Dai giornali ai libri. Eccone uno appena arrivato: “L’ utopia calcistica dell’ Athletic Bilbao” di Simone Bertelegni (ed. Bradipolibri, 208 pagine, 16 euro). L’ utopia è impiegare solo calciatori baschi, è considerare pubblicità o sponsorizzazione anche la scritta “Euzkadi” sulla maglia. Un altro, una storia di sesso e doping: “Quarto tempo”(ed. Aliberti,236 pagine, 16 euro). L’ ha scritto Claudio Gavioli, medico sportivo in varie squadre, tra cui il Modena. Un altro ancora: “La partita” di Stefano Ferrio (ed. Feltrinelli, 204 pagine, 15 euro), romanzo pervaso da un’ epica da poveracci, da non professionisti del pallone, con una partita che vale la finale del mondiale e dove si sente il respiro del vero calcio (a volte viene il dubbio che sia questo). Per finire col calcio, “La vita disperata del portiere Moro” (ed. Isbn, 119 pagine, 14 euro). L’ ha scritta nel ‘ 65, dieci puntate sul Corriere dello Sport diretto da Antonio Ghirelli, Mario Pennacchia. Ora è ripubblicata ed è un libro da scuola di giornalismo: una lunga intervista a un uomo disperato, un grandissimo portiere rovinato dalla fama di vendipartite.

Dal calcio al ciclismo. Il primo romanzo di Otello Marcacci, “Gobbi come i Pirenei”(ed.
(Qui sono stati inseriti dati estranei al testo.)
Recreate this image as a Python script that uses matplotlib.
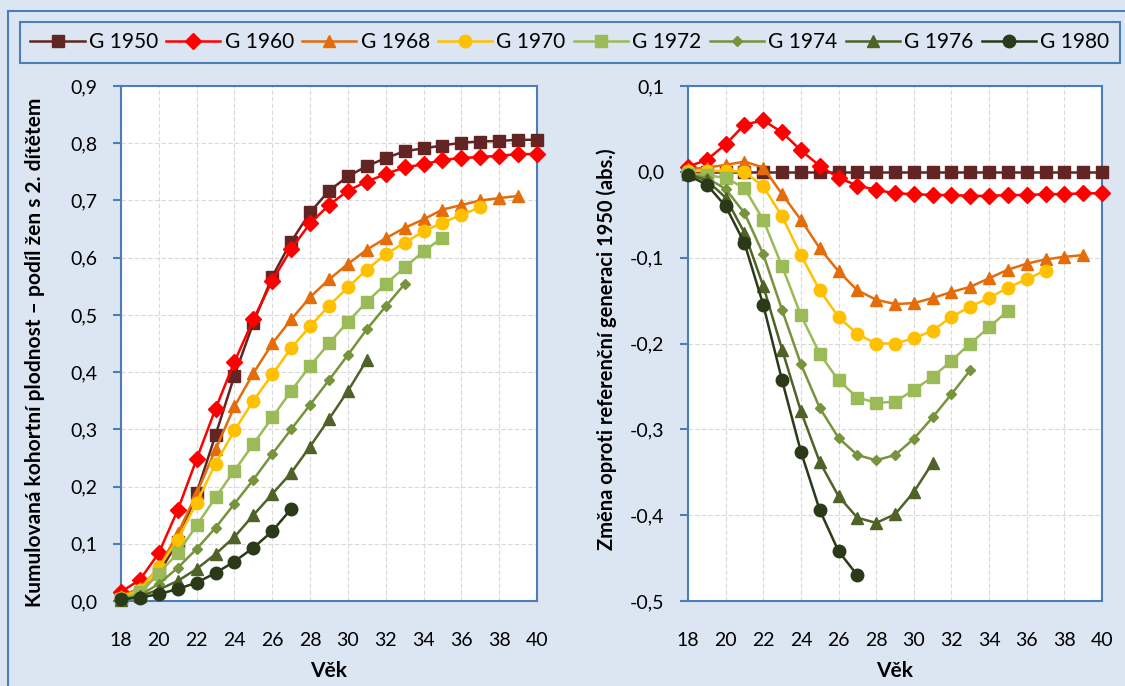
# Kumulovaná kohortní plodnost - druhé dítě, generace 1950-1980

import matplotlib
matplotlib.use("Agg")
import matplotlib.pyplot as plt
from matplotlib.patches import Rectangle
from matplotlib.ticker import FuncFormatter, MultipleLocator

plt.rcParams['font.family'] = ['Lato', 'DejaVu Sans']

# --- data ---
ages = list(range(18, 41))

cum_1950 = [0.007, 0.014, 0.049, 0.103, 0.189, 0.290, 0.394, 0.486, 0.567, 0.628, 0.679, 0.717,
            0.742, 0.760, 0.774, 0.786, 0.791, 0.796, 0.801, 0.803, 0.804, 0.806, 0.806]
cum_1960 = [0.016, 0.037, 0.084, 0.159, 0.248, 0.336, 0.418, 0.492, 0.560, 0.615, 0.660, 0.692,
            0.717, 0.733, 0.746, 0.758, 0.763, 0.771, 0.774, 0.776, 0.778, 0.781, 0.781]
cum_1968 = [0.008, 0.023, 0.058, 0.118, 0.188, 0.265, 0.340, 0.398, 0.450, 0.492, 0.531, 0.562,
            0.589, 0.614, 0.634, 0.652, 0.667, 0.684, 0.692, 0.700, 0.704, 0.708]
cum_1970 = [0.006, 0.020, 0.059, 0.107, 0.172, 0.240, 0.298, 0.350, 0.396, 0.442, 0.480, 0.516,
            0.548, 0.579, 0.606, 0.626, 0.646, 0.661, 0.675, 0.688]
cum_1972 = [0.003, 0.015, 0.048, 0.084, 0.132, 0.181, 0.228, 0.274, 0.321, 0.367, 0.411, 0.450,
            0.488, 0.523, 0.554, 0.583, 0.611, 0.635]
cum_1974 = [0.002, 0.010, 0.030, 0.058, 0.091, 0.128, 0.170, 0.212, 0.257, 0.300, 0.343, 0.386,
            0.430, 0.475, 0.515, 0.554]
cum_1976 = [0.002, 0.008, 0.020, 0.035, 0.056, 0.082, 0.112, 0.150, 0.187, 0.224, 0.270, 0.318,
            0.367, 0.421]
cum_1980 = [0.003, 0.006, 0.012, 0.021, 0.032, 0.049, 0.069, 0.093, 0.122, 0.161]

diff_1950 = [0.0] * 23
diff_1960 = [0.006, 0.014, 0.032, 0.055, 0.060, 0.046, 0.025, 0.007, -0.007, -0.016, -0.021, -0.025,
             -0.026, -0.027, -0.027, -0.028, -0.028, -0.027, -0.027, -0.026, -0.026, -0.025, -0.025]
diff_1968 = [0.003, 0.005, 0.008, 0.012, 0.005, -0.026, -0.056, -0.089, -0.116, -0.138, -0.149, -0.154,
             -0.153, -0.147, -0.140, -0.134, -0.124, -0.114, -0.107, -0.102, -0.099, -0.097]
diff_1970 = [0.001, 0.001, 0.001, 0.0, -0.017, -0.052, -0.097, -0.138, -0.169, -0.189, -0.200, -0.200,
             -0.194, -0.185, -0.169, -0.157, -0.147, -0.135, -0.125, -0.115]
diff_1972 = [-0.002, -0.004, -0.007, -0.019, -0.056, -0.110, -0.167, -0.212, -0.243, -0.263, -0.269,
             -0.268, -0.254, -0.239, -0.220, -0.200, -0.181, -0.162]
diff_1974 = [-0.003, -0.007, -0.020, -0.048, -0.096, -0.161, -0.224, -0.275, -0.310, -0.330, -0.336,
             -0.330, -0.311, -0.286, -0.259, -0.231]
diff_1976 = [-0.003, -0.010, -0.030, -0.071, -0.133, -0.207, -0.279, -0.338, -0.378, -0.403, -0.409,
             -0.399, -0.373, -0.339]
diff_1980 = [-0.004, -0.015, -0.040, -0.083, -0.155, -0.243, -0.326, -0.394, -0.442, -0.470]

labels = ["G 1950", "G 1960", "G 1968", "G 1970", "G 1972", "G 1974", "G 1976", "G 1980"]
colors = ["#632523", "#FF0000", "#E46C0A", "#FFC000", "#9BBB59", "#77933C", "#4F6228", "#2A3A18"]
markers = ["s", "D", "^", "o", "s", "D", "^", "o"]
msizes = [8.5, 8, 8.5, 9, 8.5, 5.5, 8.5, 9]

cum_series = [cum_1950, cum_1960, cum_1968, cum_1970, cum_1972, cum_1974, cum_1976, cum_1980]
diff_series = [diff_1950, diff_1960, diff_1968, diff_1970, diff_1972, diff_1974, diff_1976, diff_1980]

bg = "#DCE6F2"
blue = "#4A7EBB"

fig = plt.figure(figsize=(11.25, 6.86), dpi=100, facecolor=bg)

# outer chart border
fig.patches.append(Rectangle((8 / 1125, -0.1), 1.2, 1.1 - 11 / 686, transform=fig.transFigure,
                             fill=False, edgecolor=blue, linewidth=1.5))

ax1 = fig.add_axes([121 / 1125, 1 - 601 / 686, 416 / 1125, 515 / 686])
ax2 = fig.add_axes([688 / 1125, 1 - 601 / 686, 414 / 1125, 515 / 686])


def comma(v, pos):
    return f"{round(v, 2) + 0.0:.1f}".replace(".", ",")


handles = []
for ax, series in [(ax1, cum_series), (ax2, diff_series)]:
    for i, vals in enumerate(series):
        line, = ax.plot(ages[:len(vals)], vals, color=colors[i], marker=markers[i],
                        markersize=msizes[i], linewidth=1.8, clip_on=False, zorder=3 + i,
                        label=labels[i])
        if ax is ax1:
            handles.append(line)
    ax.set_xlim(18, 40)
    ax.xaxis.set_major_locator(MultipleLocator(2))
    ax.yaxis.set_major_locator(MultipleLocator(0.1))
    ax.yaxis.set_major_formatter(FuncFormatter(comma))
    ax.grid(True, color="#D9D9D9", linestyle=(0, (4, 2)), linewidth=0.8)
    ax.set_axisbelow(True)
    for s in ax.spines.values():
        s.set_color(blue)
        s.set_linewidth(1.5)
    ax.tick_params(axis="y", length=6, width=1.5, color=blue, labelsize=14, pad=11)
    ax.tick_params(axis="x", length=0, labelsize=14, pad=22)
    ax.set_xlabel("Věk", fontsize=15, fontweight="bold")
    ax.xaxis.set_label_coords(0.5, -0.116)

ax1.set_ylim(0, 0.9)
ax2.set_ylim(-0.5, 0.1)

ax1.set_ylabel("Kumulovaná kohortní plodnost – podíl žen s 2. dítětem", fontsize=15, fontweight="bold")
ax1.yaxis.set_label_coords(-0.183, 0.483)
ax2.set_ylabel("Změna oproti referenční generaci 1950 (abs.)", fontsize=14.5, fontweight="bold")
ax2.yaxis.set_label_coords(-0.171, 0.489)

leg = fig.legend(handles=handles, loc="upper left", bbox_to_anchor=(20 / 1125, 1 - 22 / 686),
                 ncol=8, fontsize=15, frameon=True, fancybox=False, edgecolor=blue, facecolor=bg,
                 handlelength=2.6, handletextpad=0.2, columnspacing=0.4, borderaxespad=0,
                 borderpad=0.5)
leg.get_frame().set_linewidth(1.5)
leg.get_frame().set_alpha(1)

fig.savefig("out.png", dpi=100, facecolor=bg)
Neo, 285 pagine, 15 euro) è riassunto in copertina come «storia d’ amore ironia ciclismo anarchia». Con qualcosa di beffardo e picaresco, aggiungerei, e comunque uno che nel risvolto di copertina ammette di scrivere «perché crede di avere un lunapark nel cuore e vorrebbe tutti i suoi amici a farci un giro» va incoraggiato e rispettato. La generosità prima di tutto, a modo suo evoca anche un Tour de France, il resto si vedrà.

Infine, «Tutta mia la città” di Roberto Peia, giornalista e ambientalista. La passione per la bicicletta l’ ha portato a fondare insieme a due amici l’ Ubm (Urban bike messengers, e dagli con l’ inglese), prima società di corrieri in bicicletta nata a Milano. Che non è notoriamente città ideale per i ciclisti. Peia tiene un diario quotidiano delle sue uscite, avventure e disavventure, sole e pioggia, e si fa leggere volentieri (ed. Ediciclo,206 pagine, il prezzo non lo so perché me l’ hanno regalato ed è cancellato). La prefazione è di Chris Carlsson. <Milano, per una settimana almeno, ce la fanno passare per inadatta soprattutto a Pisapia. Anagrammando il solo cognome, si ottiene un imperativo impossibile (sii papa) e un ottativo impossibile (sia Papi). Sembrava impossibile che potesse diventare sindaco, invece no. Anche se contro la speranza di molti si mobilitano le vecchie armi, paura e menzogna, oggi forse un po’ logorate dall’ uso e abuso. Milano è dipinta come futura Zingaropoli dai manifesti leghisti. Al presente, occhio, non è Pirlopoli.